I was simultaneously excited but disappointed that it wasn't me. Unfortuantely I don't have pictures of it in its current glory -but I have these shots of it under construction. It was a lovely chateauesque townhouse on a double lot with lots of windows and just beautifully done. Not too big, not too small - with a walled courtyard between the carriage house and the house in the rear.
Guess who's house this was....just guess.........
B.F. Jones 1st house before he built the huge mansion next to it (that you can see in red stone behind it) which is now part of the Local community college campus.

Small world, isn't it; everything is connected! Thank you B.F. Jones!

17 comments:

L said...

I'll try to take a picture of it for you (since I'm here in lovely Pittsburgh!) and email it to you so that you can post it on your blog here.

YAY!!

with love from Pittsburgh...

Be the change..... said...

Thanks L! I wish I had more pics! You seem to know where it is :-)

pve design said...

This post stirs fond memories of trips to the Crescent Hill Library in Louisville, KY. Each time I visit, I must go there to get a good smell of the place! We would drive home down the "dare-devil back hill" I loved the thrill of a trip to the library. Still do today!

Be the change..... said...

I only wish DC had better libraries here -the library system is appalling in our nation's capital!

franki durbin said...

what a great story. I love finding out that seemingly disparate things are connected.

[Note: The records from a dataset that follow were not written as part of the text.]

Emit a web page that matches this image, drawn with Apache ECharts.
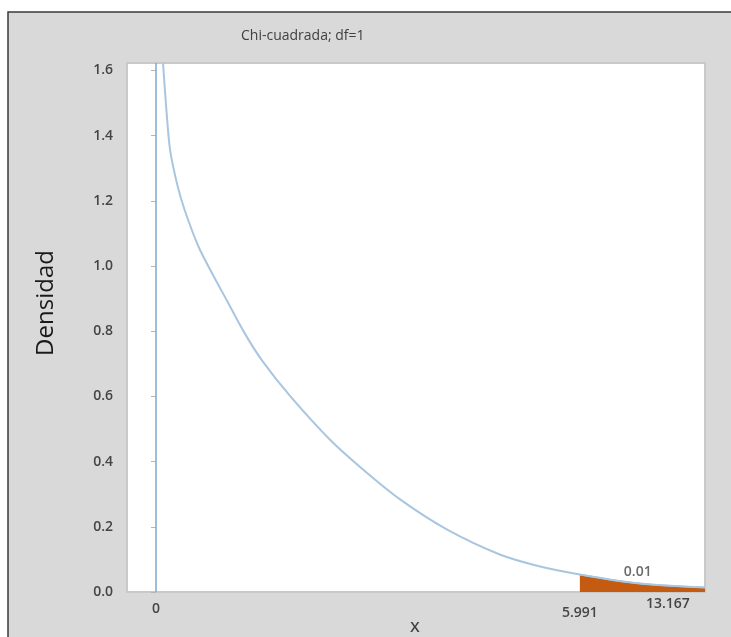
<!DOCTYPE html>
<html>
<head>
<meta charset="utf-8">
<script src="https://cdn.jsdelivr.net/npm/echarts@6/dist/echarts.min.js"></script>
<style>
html,body{margin:0;padding:0;background:#ffffff;}
#chart{width:731px;height:637px;}
</style>
</head>
<body>
<div id="chart"></div>
<script>
// Density curve
var curveX = [0.099, 0.15, 0.2, 0.3, 0.4, 0.6, 0.8, 1.0, 1.25, 1.5, 1.9, 2.46, 2.93, 3.45, 4.11, 4.86, 5.4, 5.991, 6.84, 7.76];
var curveY = [1.623, 1.47, 1.355, 1.25, 1.175, 1.06, 0.975, 0.895, 0.795, 0.71, 0.60, 0.467, 0.375, 0.284, 0.192, 0.115, 0.08, 0.054, 0.026, 0.014];
var criticalX = 5.991;
var refLineX = [0];
var yTicks = [0, 0.2, 0.4, 0.6, 0.8, 1.0, 1.2, 1.4, 1.6];
var xTickValues = [0, 5.991, 7.235];
var xTickLabels = ['0', '5.991', '13.167'];
var xTickStyles = ['a', 'b', 'c'];
var tailProbLabel = '0.01';
var tailProbPos = [6.81, 0.062];
var titleText = 'Chi-cuadrada; df=1';
var yName = 'Densidad';
var xName = 'X';

var curve = curveX.map(function (x, i) { return [x, curveY[i]]; });
var tail = curve.filter(function (p) { return p[0] >= criticalX; });

var chart = echarts.init(document.getElementById('chart'), null, {renderer: 'canvas'});
var tickFont = {fontFamily: 'Open Sans', fontSize: 14, fontWeight: 600, color: '#454545'};

chart.setOption({
  animation: false,
  backgroundColor: '#ffffff',
  graphic: [{
    type: 'rect', z: -10, silent: true,
    shape: {x: 8, y: 12, width: 740, height: 640},
    style: {fill: '#d9d9d9', stroke: '#3a3a3a', lineWidth: 1.5}
  }, {
    type: 'text', z: 10, silent: true,
    x: 46, y: 303, rotation: Math.PI / 2,
    style: {text: yName, fontFamily: 'Open Sans', fontSize: 24, fill: '#1a1a1a', align: 'center', verticalAlign: 'middle'}
  }, {
    type: 'text', z: 10, silent: true,
    x: 415, y: 628,
    style: {text: xName, fontFamily: 'Open Sans', fontSize: 15, fontWeight: 600, fill: '#404040', align: 'center', verticalAlign: 'middle'}
  }],
  title: {
    text: titleText, left: 236, top: 24,
    textStyle: {fontFamily: 'Open Sans', fontSize: 14, fontWeight: 'normal', color: '#404040'}
  },
  grid: {
    left: 127, top: 63, right: 26, bottom: 45,
    outerBoundsMode: 'none', containLabel: false,
    show: true, backgroundColor: '#ffffff', borderColor: '#c9c9c9', borderWidth: 2
  },
  xAxis: {
    type: 'value', min: -0.41, max: 7.76,
    axisLine: {show: false}, axisTick: {show: false}, splitLine: {show: false},
    axisLabel: {
      customValues: xTickValues, margin: 5,
      formatter: function (v) {
        var i = xTickValues.indexOf(v);
        return i < 0 ? '' : '{' + xTickStyles[i] + '|' + xTickLabels[i] + '}';
      },
      rich: {
        a: Object.assign({padding: [5, 0, 0, 0]}, tickFont),
        b: Object.assign({padding: [9, 0, 0, 0]}, tickFont),
        c: Object.assign({padding: [0, 0, 0, 0]}, tickFont)
      }
    }
  },
  yAxis: {
    type: 'value', min: 0, max: 1.623, interval: 0.2, offset: 3,
    axisLine: {show: false},
    axisTick: {show: true, customValues: yTicks, length: 5, lineStyle: {color: '#b5b5b5', width: 1}},
    splitLine: {show: false},
    axisLabel: Object.assign({
      customValues: yTicks, margin: 11,
      formatter: function (v) { return v.toFixed(1); }
    }, tickFont)
  },
  series: [{
    type: 'line', data: tail, symbol: 'none', smooth: 0.3, z: 2,
    lineStyle: {color: '#a9c6e0', width: 1.5},
    areaStyle: {color: '#c55a11', opacity: 1}
  }, {
    type: 'line', data: curve, symbol: 'none', smooth: 0.3, z: 3, clip: true,
    lineStyle: {color: '#a9c6e0', width: 2},
    markLine: {
      silent: true, symbol: 'none', animation: false,
      label: {show: false},
      lineStyle: {color: '#7ea7cc', width: 1.5, type: 'solid'},
      data: refLineX.map(function (x) { return {xAxis: x}; })
    }
  }, {
    type: 'scatter', data: [tailProbPos], symbolSize: 1, z: 4,
    itemStyle: {color: 'transparent'},
    label: Object.assign({show: true, position: 'inside', formatter: tailProbLabel}, tickFont)
  }]
});
</script>
</body>
</html>
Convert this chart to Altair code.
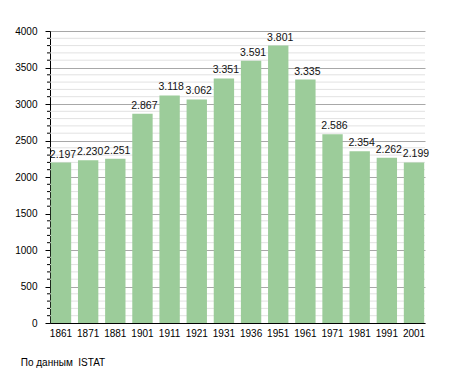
import altair as alt
import pandas as pd

years = ["1861", "1871", "1881", "1901", "1911", "1921", "1931", "1936", "1951", "1961", "1971", "1981", "1991", "2001"]
population = [2197, 2230, 2251, 2867, 3118, 3062, 3351, 3591, 3801, 3335, 2586, 2354, 2262, 2199]
major_ticks = [0, 500, 1000, 1500, 2000, 2500, 3000, 3500, 4000]
minor_ticks = [v for v in range(0, 4001, 100) if v % 500 != 0]
source_note = "По данным\u00a0 ISTAT"

df = pd.DataFrame({"year": years, "pop": population})
minor_df = pd.DataFrame({"pop": minor_ticks})

FONT = "Liberation Sans"

x = alt.X("year:N", sort=years, title=None,
          scale=alt.Scale(paddingInner=0.25, paddingOuter=0.03),
          axis=alt.Axis(labelAngle=0, labelFont=FONT, labelFontSize=10, labelColor="#000",
                        domainColor="#000", ticks=False, labelPadding=5, grid=False))
yscale = alt.Scale(domain=[0, 4000], nice=False)
yaxis = alt.Axis(values=major_ticks, format="d",
                 labelFont=FONT, labelFontSize=10, labelColor="#000",
                 domainColor="#000", tickColor="#000", tickSize=5,
                 grid=True, gridColor="#a8a8a8", labelPadding=8)
y = alt.Y("pop:Q", title=None, scale=yscale, axis=yaxis)

minor_grid = alt.Chart(minor_df).mark_rule(color="#e2e2e2", strokeWidth=1).encode(
    y=y, x=alt.value(0), x2=alt.value(375))

minor_tick = alt.Chart(minor_df).mark_rule(color="#000", strokeWidth=1).encode(
    y=y, x=alt.value(-3), x2=alt.value(0))

bars = alt.Chart(df).mark_bar(color="#9ccc9a").encode(x=x, y=y)

labels = alt.Chart(df).transform_calculate(
    lab="replace(format(datum.pop, ','), ',', '.')"
).mark_text(align="left", baseline="bottom", dx=-1, dy=-3, font=FONT, fontSize=10.5, color="#111").encode(
    x=alt.X("year:N", sort=years, bandPosition=0), y=y, text="lab:N")

chart = alt.layer(minor_grid, bars, minor_tick, labels).properties(
    width=375, height=292,
    padding={"left": 42, "top": 23, "right": 21, "bottom": 48},
    autosize=alt.AutoSizeParams(type="none"),
    title=alt.TitleParams(source_note, orient="bottom", anchor="start", dx=6, offset=20,
                          font=FONT, fontSize=10, fontWeight="normal", color="#000"),
).configure_view(stroke=None)

chart.save("out.html", embed_options={"renderer": "svg", "actions": False})
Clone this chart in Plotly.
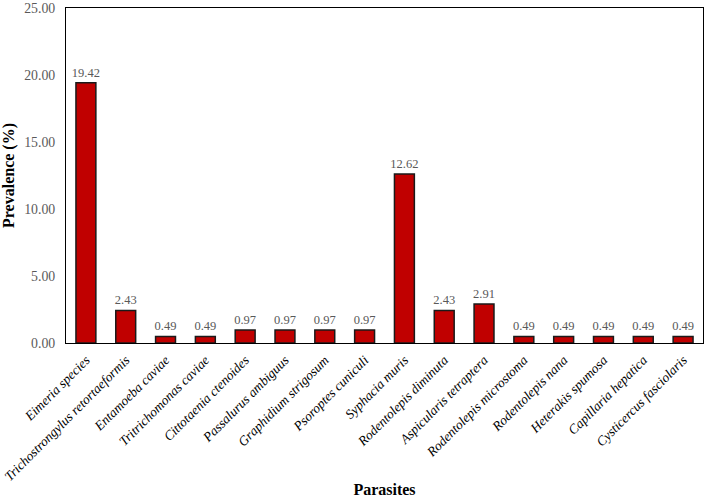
import plotly.graph_objects as go

parasites = ["Eimeria species", "Trichostrongylus retortaeformis", "Entamoeba caviae",
             "Tritrichomonas caviae", "Cittotaenia ctenoides", "Passalurus ambiguus",
             "Graphidium strigosum", "Psoroptes cuniculi", "Syphacia muris",
             "Rodentolepis diminuta", "Aspicularis tetraptera", "Rodentolepis microstoma",
             "Rodentolepis nana", "Heterakis spumosa", "Capillaria hepatica",
             "Cysticercus fasciolaris"]
prevalence = [19.42, 2.43, 0.49, 0.49, 0.97, 0.97, 0.97, 0.97, 12.62, 2.43, 2.91,
              0.49, 0.49, 0.49, 0.49, 0.49]
y_ticks = [0, 5, 10, 15, 20, 25]

FONT = "Liberation Serif"

fig = go.Figure(go.Bar(
    x=parasites, y=prevalence,
    marker=dict(color="#C00000", line=dict(color="#1a1a1a", width=1.5)),
    text=[f"{v:.2f}" for v in prevalence], textposition="outside",
    textfont=dict(family=FONT, size=12.5, color="#595959"),
    constraintext="none",
    cliponaxis=False,
))

fig.update_layout(
    width=709, height=498,
    margin=dict(l=66, r=6, t=8, b=155),
    paper_bgcolor="white", plot_bgcolor="white",
    bargap=0.5, showlegend=False,
    font=dict(family=FONT),
    xaxis=dict(
        tickmode="array", tickvals=parasites,
        ticktext=[f"<i>{p}</i>" for p in parasites],
        tickangle=-45, tickfont=dict(family=FONT, size=13.4, color="black"),
        ticklabelstandoff=3,
        showline=True, linecolor="black", linewidth=1, mirror=True,
        showgrid=False, ticks="", automargin=False,
        title=dict(text="<b>Parasites</b>", font=dict(family=FONT, size=16, color="black"), standoff=0),
    ),
    yaxis=dict(
        range=[0, 25], tickvals=y_ticks, ticktext=[f"{v:.2f}" for v in y_ticks],
        tickfont=dict(family=FONT, size=13.8, color="#595959"),
        ticklabelstandoff=7,
        showline=True, linecolor="black", linewidth=1, mirror=True,
        showgrid=False, ticks="", zeroline=False, automargin=False,
        title=dict(text="<b>Prevalence (%)</b>", font=dict(family=FONT, size=16, color="black"), standoff=5),
    ),
)

fig.write_html("out.html", config={"displayModeBar": False},
               post_script="document.body.style.margin='0';document.body.style.overflow='hidden';")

Be the change..... said...

as you can guess, franki -i was FLOORED!

London Calling said...

Great story. I can see why you were captivated by the gorgeous buildings.

Be the change..... said...

Still am, London, still am :-)

Style Court said...

I LOVE this post. Love how you describe being inspired by beauty and architecture -- and books -- as a small boy. Glad you shared this.

Be the change..... said...

Thanks S.C.! I'm glad you appreciated it! I just wanted to share this very special place with everyone!

Derek said...

Glad to hear that it wasn't ruined by somone who had no idea what they were doing. Would love to see the restored version for my file. I watch to local landmark in my home town destroyed by people who thought they knew what they were doing. It was enough to make you cry. I'm sure you feel that physical pain too when you see something of beauty destroyed.

Be the change..... said...

yes derek, I definitely do feel that. I think thats what made me start my blog, to reach out to others that felt the same way. I had very mixed feelings about the restoration of this house because I didn't like some of the treatments (the windows for one) but told myself i'm sure they did everything else correctly and at least it wasn't left to deteriorate!

Derek said...

Good heavens! is my typing the worst ever? I promise I'm smarter than my typing would lead you to believe.

Anonymous said...

The B. F. Jones Library was designed by the Greensburg-based firm of (Paul) Bartholomew & (Brandon) Smith. They did a lot of work in Greensburg during the 1920s, including Troutman's Department Store and the Southwest National Bank Building, as well as quite a few houses in Greensburg's Academy Hill neighborhood. I'm currently working on a Wikipedia article on Paul Bartholomew, where I write under the nickname Canadian2006 (although I'm originally from Westmoreland County).

Be the change..... said...

Thanks Canadian2006! I never knew who designed it :-)

Anonymous said...

Benjamin Franklin Jones was my great grandfather. I was so happy to see pictures of his house(s)as I do not live anywhere near Pittsb.Thanks to all who supplied info.

Anonymous said...

Brandon Smith of the architecture firm Bartholomew & Smith was my grandfather, so I am glad to see this blog entry and photos.